While some students struggle to make ends meet, the stereotypical college experience of eating Ramen Noodles, wearing clothes from Goodwill, and drinking cheap beer is quickly disappearing. Much of this can be explained by the changing demographics of today’s students. Less than half (43%) of college students are 18-21. The typical college student is in their mid-twenties, either lives at home or on campus, and has a job. Students no longer expect to complete college in 4 consecutive years, and many fluctuate between full-time and part-time study over a period of 5 to 7 years. The older the student, the more money he or she generally has.

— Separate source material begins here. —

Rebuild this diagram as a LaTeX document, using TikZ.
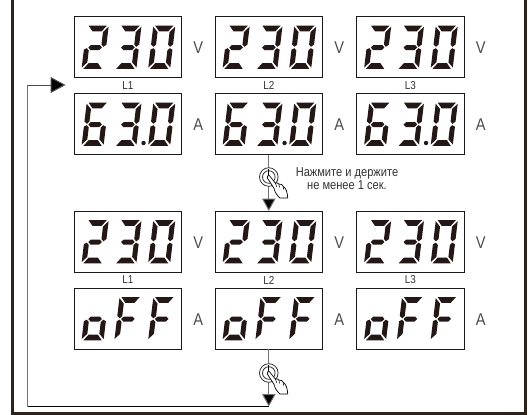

The typical college student gets an average of $757 a month from jobs, parents or other sources. Most money comes from work. 75% of students maintain jobs while attending school, earning $645 per month on average. 20% have secured an on-campus job and 42% are spending school breaks working. Parents contribute too, contributing an average of $154 to a student’s monthly income. A student spends more than $13,000 per year on average, 19% of which is discretionary. That adds up to a substantial $211 per month of discretionary spending.
Credit cards are monetary sources for some students. Most students – 70% of males and 75% of females – have between 1-3 credit cards. While establishing credit in college can be to your advantage, using credit cards for basic living expenses can create financial problems. Use credit cards sparingly.
Overall, data reveals college students to be savvy, capable and influential consumers, balancing the rising cost of tuition with a hardy work ethic, spending a fair portion of their considerable discretionary income on high-end technology, and holding considerable sway over the purchasing decisions of their peers.
College students spend most of their discretionary income on food. Students spend more than $11 billion a year on snacks and beverages. Even students who live in the dorms and have meal plans spend a lot of money eating out. You can spend hundreds of dollars on coffee each semester. Utilizing your meal plan and cooking your own meals can save a great deal of money.
A large expense for many college students is electronics, gadgets, and technology. Students rely on technology to access information, communicate with friends, and keep themselves entertained. These expenses are seen as necessities. The majority of college students (90%) own a computer, and two-thirds (65%) of those students have a broadband connection. 62% of college students own a stereo, a cell phone (77%), a printer (77%), and a television (84%). A large portion of income goes to cell phone service, which 85 percent of students have. The majority of students with cell phone service pay for extras such as text messaging (62%) and internet access through their mobile phone (41%).
Entertainment is another large expense for college students. They spend nearly $3 billion annually on movies, DVDs, music, and video games. They spend $474 million on music sales, $658 million on theater tickets, and $341 million on games each year. At home and in the dorms, they’re watching movies, spending $600 million to buy and $326 million to rent DVDs. If you think a big entertainment expense for college students is going out to bars and partying with friends, you’re right. It is estimated that the average student spends at least $50 per month on beer alone. Each year, American college students spend $5.5 billion on alcohol. While smoking is not a form of entertainment to most, it is a costly habit. A pack-a-day habit can cost you several hundred dollars a semester.
Personal care is another big expense for college students, with $4 billion spent each year for personal care products alone. Students also spend a lot of money clothing themselves. Nationally, students spend more than $5 billion a year on clothes and shoes.
By the time they reach college, full-time students represent over sixty billion dollars in buying power. This amount usually increases once the student graduates and becomes employed. Marketers who can successfully reach these young adults with a quality product, positive message, and clear value, may enjoy decades of loyal purchasing and millions of dollars worth of free, word-of-mouth marketing. Hooking someone while still in college is one way to do this.